# Start of Records supplied

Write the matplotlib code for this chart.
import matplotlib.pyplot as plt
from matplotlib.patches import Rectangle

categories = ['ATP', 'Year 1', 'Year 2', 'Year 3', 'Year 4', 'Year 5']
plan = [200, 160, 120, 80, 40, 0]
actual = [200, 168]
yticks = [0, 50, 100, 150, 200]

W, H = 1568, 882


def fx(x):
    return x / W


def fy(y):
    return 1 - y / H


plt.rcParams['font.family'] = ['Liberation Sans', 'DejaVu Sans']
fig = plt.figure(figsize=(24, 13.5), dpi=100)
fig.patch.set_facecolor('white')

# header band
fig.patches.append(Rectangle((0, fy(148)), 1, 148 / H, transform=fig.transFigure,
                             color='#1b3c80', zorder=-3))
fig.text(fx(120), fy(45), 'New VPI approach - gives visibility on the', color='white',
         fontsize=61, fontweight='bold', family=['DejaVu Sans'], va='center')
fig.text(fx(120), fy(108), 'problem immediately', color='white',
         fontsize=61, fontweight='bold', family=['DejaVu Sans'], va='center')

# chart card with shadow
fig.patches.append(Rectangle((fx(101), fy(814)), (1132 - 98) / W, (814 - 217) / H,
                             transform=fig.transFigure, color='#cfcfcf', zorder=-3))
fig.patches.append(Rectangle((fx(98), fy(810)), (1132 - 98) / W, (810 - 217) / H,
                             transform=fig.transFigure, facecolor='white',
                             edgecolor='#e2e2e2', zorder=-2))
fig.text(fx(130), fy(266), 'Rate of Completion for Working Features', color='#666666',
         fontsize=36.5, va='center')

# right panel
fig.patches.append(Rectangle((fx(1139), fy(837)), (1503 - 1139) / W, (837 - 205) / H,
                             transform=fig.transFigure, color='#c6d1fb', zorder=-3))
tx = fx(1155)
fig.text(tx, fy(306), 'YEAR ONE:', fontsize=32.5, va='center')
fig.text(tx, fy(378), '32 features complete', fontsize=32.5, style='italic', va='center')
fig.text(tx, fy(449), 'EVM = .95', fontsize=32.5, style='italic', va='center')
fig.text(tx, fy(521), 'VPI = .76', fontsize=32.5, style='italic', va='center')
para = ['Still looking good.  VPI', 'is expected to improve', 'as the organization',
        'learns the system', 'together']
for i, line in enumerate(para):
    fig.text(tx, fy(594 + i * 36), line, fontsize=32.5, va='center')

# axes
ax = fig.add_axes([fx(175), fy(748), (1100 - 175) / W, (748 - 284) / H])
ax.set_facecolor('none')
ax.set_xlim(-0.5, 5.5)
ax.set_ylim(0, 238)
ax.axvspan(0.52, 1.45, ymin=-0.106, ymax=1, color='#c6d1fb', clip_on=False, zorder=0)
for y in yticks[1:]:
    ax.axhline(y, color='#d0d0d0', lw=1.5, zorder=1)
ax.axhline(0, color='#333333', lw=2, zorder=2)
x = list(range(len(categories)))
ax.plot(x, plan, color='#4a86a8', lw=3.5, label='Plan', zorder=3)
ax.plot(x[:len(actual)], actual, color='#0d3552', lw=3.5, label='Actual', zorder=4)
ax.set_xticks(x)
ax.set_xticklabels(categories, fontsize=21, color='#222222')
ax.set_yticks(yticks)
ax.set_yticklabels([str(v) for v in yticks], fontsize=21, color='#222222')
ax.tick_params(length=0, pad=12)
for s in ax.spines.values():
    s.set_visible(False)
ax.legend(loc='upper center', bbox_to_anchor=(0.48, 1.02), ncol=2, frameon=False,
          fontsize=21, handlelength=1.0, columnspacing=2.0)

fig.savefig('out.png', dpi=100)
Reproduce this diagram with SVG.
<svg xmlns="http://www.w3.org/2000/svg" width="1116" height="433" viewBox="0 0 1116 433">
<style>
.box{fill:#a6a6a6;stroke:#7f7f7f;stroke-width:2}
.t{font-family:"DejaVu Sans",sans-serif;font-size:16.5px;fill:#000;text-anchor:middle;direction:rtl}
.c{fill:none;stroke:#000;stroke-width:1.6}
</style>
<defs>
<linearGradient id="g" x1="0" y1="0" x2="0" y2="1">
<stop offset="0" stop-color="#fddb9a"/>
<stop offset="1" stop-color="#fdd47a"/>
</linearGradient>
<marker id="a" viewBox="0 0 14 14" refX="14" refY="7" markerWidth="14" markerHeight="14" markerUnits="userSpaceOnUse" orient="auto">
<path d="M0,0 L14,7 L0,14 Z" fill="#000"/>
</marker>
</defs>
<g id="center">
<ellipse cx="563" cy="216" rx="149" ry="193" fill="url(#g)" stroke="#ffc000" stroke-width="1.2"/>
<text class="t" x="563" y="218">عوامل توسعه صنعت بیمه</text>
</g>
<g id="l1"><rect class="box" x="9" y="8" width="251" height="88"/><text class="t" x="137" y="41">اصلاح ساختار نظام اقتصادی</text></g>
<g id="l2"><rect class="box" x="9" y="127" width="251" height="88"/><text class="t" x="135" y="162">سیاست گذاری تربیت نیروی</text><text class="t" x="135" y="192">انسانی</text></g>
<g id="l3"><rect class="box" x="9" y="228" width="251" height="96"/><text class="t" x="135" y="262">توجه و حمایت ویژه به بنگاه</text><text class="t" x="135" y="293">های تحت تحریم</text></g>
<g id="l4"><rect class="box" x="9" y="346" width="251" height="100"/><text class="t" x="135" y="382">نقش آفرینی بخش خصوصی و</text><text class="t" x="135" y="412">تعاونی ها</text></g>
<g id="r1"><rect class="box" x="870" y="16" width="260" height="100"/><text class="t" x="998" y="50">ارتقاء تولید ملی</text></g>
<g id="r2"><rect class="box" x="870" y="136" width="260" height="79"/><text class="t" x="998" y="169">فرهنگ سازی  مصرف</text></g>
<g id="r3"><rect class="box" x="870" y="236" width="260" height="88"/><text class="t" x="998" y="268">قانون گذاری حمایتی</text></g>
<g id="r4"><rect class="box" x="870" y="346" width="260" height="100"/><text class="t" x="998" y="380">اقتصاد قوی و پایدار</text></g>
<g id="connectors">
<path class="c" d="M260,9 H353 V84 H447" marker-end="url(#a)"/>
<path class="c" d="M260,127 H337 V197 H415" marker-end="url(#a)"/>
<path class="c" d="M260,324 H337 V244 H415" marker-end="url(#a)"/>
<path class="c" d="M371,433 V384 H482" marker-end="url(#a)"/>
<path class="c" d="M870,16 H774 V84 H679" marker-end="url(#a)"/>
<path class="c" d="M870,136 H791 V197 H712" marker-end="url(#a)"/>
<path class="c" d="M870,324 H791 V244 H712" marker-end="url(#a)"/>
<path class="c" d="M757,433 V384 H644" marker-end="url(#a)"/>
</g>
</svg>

# End of Records supplied

• _Exercise details_: Up to and including the line with "return 1 - y / H", repeat the entries exactly, beginning at their first line.

• _The completed task_:
Write the matplotlib code for this chart.
import matplotlib.pyplot as plt
from matplotlib.patches import Rectangle

categories = ['ATP', 'Year 1', 'Year 2', 'Year 3', 'Year 4', 'Year 5']
plan = [200, 160, 120, 80, 40, 0]
actual = [200, 168]
yticks = [0, 50, 100, 150, 200]

W, H = 1568, 882


def fx(x):
    return x / W


def fy(y):
    return 1 - y / H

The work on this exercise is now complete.